Wednesday, April 25, 2007

 

Harper's gov't has betrayed Nova Scotia over accords

http://www.hfxnews.ca/index.cfm?sid=19509&sc=157

Very good article here on the macinations of the Capitalist Party of canada CPC.

The Daily News

Political expedience created the Atlantic Accords, and now political expedience is killing them. Stephen Harper supported them in 2004, because he needed votes. Paul Martin signed them in 2005, because he needed votes. And now Harper is killing them, because he needs votes.

If you want to know how ugly and dishonest Canadian politics are, this is a perfect case study.

Monday, the deceit and half-truths continued.

Let's start with External Affairs Minister Peter MacKay, our man in Harper's cabinet. When reporters cornered him on the accords - while he was attending a news conference at the QEII hospital - he again defended the ultimatum Harper gave Nova Scotia in last week's federal budget.

"They can get more money, or they can get even more money. Those are their options," MacKay said. "They have the best of both worlds."

They? You could argue MacKay is referring to Premier Rodney MacDonald's government. But the bottom line is that we, the hard-working citizens of Nova Scotia, are the "they" Harper is beating down with his attack on our offshore accord. Until MacKay starts referring to Nova Scotians as "we" and defending "us" against "them" - his federal Conservative brethren - he'll continue to be complicit in Harper's betrayal of Nova Scotia.

And it's definitely a betrayal. The accords Nova Scotia and Newfoundland and Labrador signed in 2005 promised offset payments equal to 100 per cent of any reduction in equalization caused by offshore gas and oil royalties, using the "equalization formula as it exists at the time."

But under Harper's ultimatum, the two provinces can only get full benefit of the Atlantic Accords if they settle for a revised version of the old equalization formula.

The new, fatter equalization formula cripples the accords' benefits by capping the total equalization and offset payments either province can receive at a level equal to the per capita "fiscal capacity" of the least wealthy "have" province, which is currently Ontario.

Contrary to agreement

That cap prevents us from getting full benefit of our offshore under the new formula, contrary to Nova Scotia's signed agreement with the Government of Canada. MacKay knows that, but he talks around it in the same obfuscating message points Harper and Finance Minister Jim Flaherty employ.

Lumping in the offsets with the equalization payments is a convenient way for the federal Tories to pander to those provinces that hate the accords - that's every one except Nova Scotia and Newfoundland.

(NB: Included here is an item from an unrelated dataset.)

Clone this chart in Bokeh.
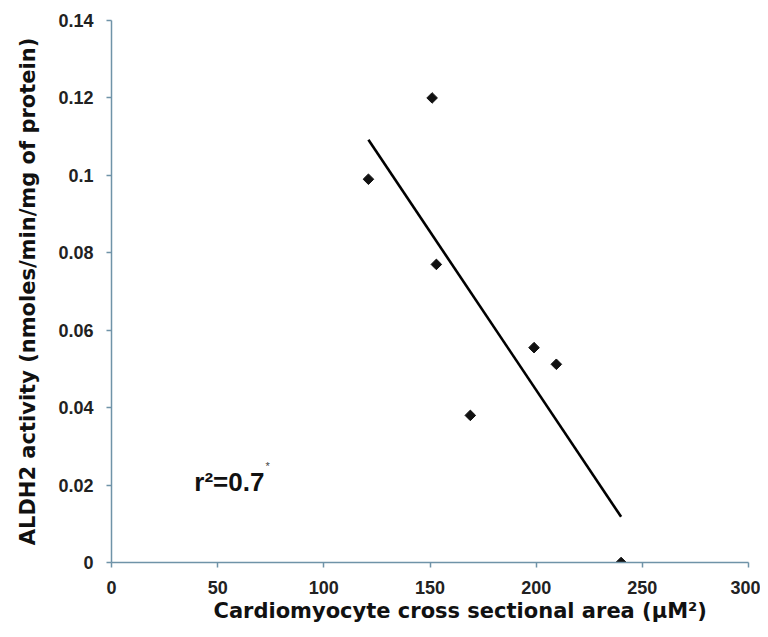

They see it as us getting our cake, and eating it, too. To a certain extent, it is.

But the idea was that giving us the full benefit of our offshore royalties would provide an economic development tool to the two most indebted provinces in Canada. Without the ability to exceed Ontario's fiscal capacity, we're pretty much doomed to remain financial basketcases.

Harper recognized this in 2004, when he was in Halifax looking for votes.

Different message then

"Nova Scotia should be able to realize the benefits of the offshore to jump-start its economy just like my province, Alberta, was able to do with petroleum revenues," Harper said then. "If Alberta had been subject to these kinds of clawbacks, I tell you it would still be a have-not province today."

Other provinces have benefited from federal policies and agreements designed to boost their individual economies. Quebec has flourished thanks to massive subsidies for Bombardier, and drug-patent laws that protect pharmaceutical companies based there. Ontario has had the Auto Pact. And, of course, there's the federally funded icebreaking that keeps ports along the St. Lawrence Seaway operational throughout the winter.

Such policies have always produced jealousy, but successive federal governments have stood by them, because improving provincial economies is good for the nation as a whole. Harper doesn't see that, at least not where Nova Scotia and Newfoundland are concerned.

The other thing that happened Monday was that Nova Scotia's six Liberal MPs held a news conference to speak out in defence of the accords. More politics.

It's great that they're standing up for us, but if they really wanted to do it in a non-partisan fashion, they would have invited NDP MPs Alexa McDonough and Peter Stoffer along, because they've spoken out in the House of Commons, too.

At least our provincial politicians have realized there is strength in unity and numbers, and all three parties have set aside their differences to fight Harper together on this.

Moreover, it's questionable how committed the federal Liberals and New Democrats are to the accords. Nova Scotia and Newfoundland MPs have conducted the entire defence of the accords in the House of Commons.

Neither Stephane Dion nor Jack Layton has stood on the issue since Flaherty introduced his budget last Monday. Not once.

Why? Because they know the rest of Canada wants Nova Scotia and Newfoundland to lose.


drodenhiser@hfxnews.ca

David Rodenhiser doesn't like Stephen Harper's culture of deceit. He lives in Dartmouth.

Nova Scotia Economist Paul Dobson like Wade Locke before him falls prey to the Capitalist party of canada's CPC propaganda and slander machine.

Paul Hobson, an economist, said last week a cap on how much equalization and offshore revenue the province can receive if it opts into the Tories’ new equalization system will cost the province about $1 billion.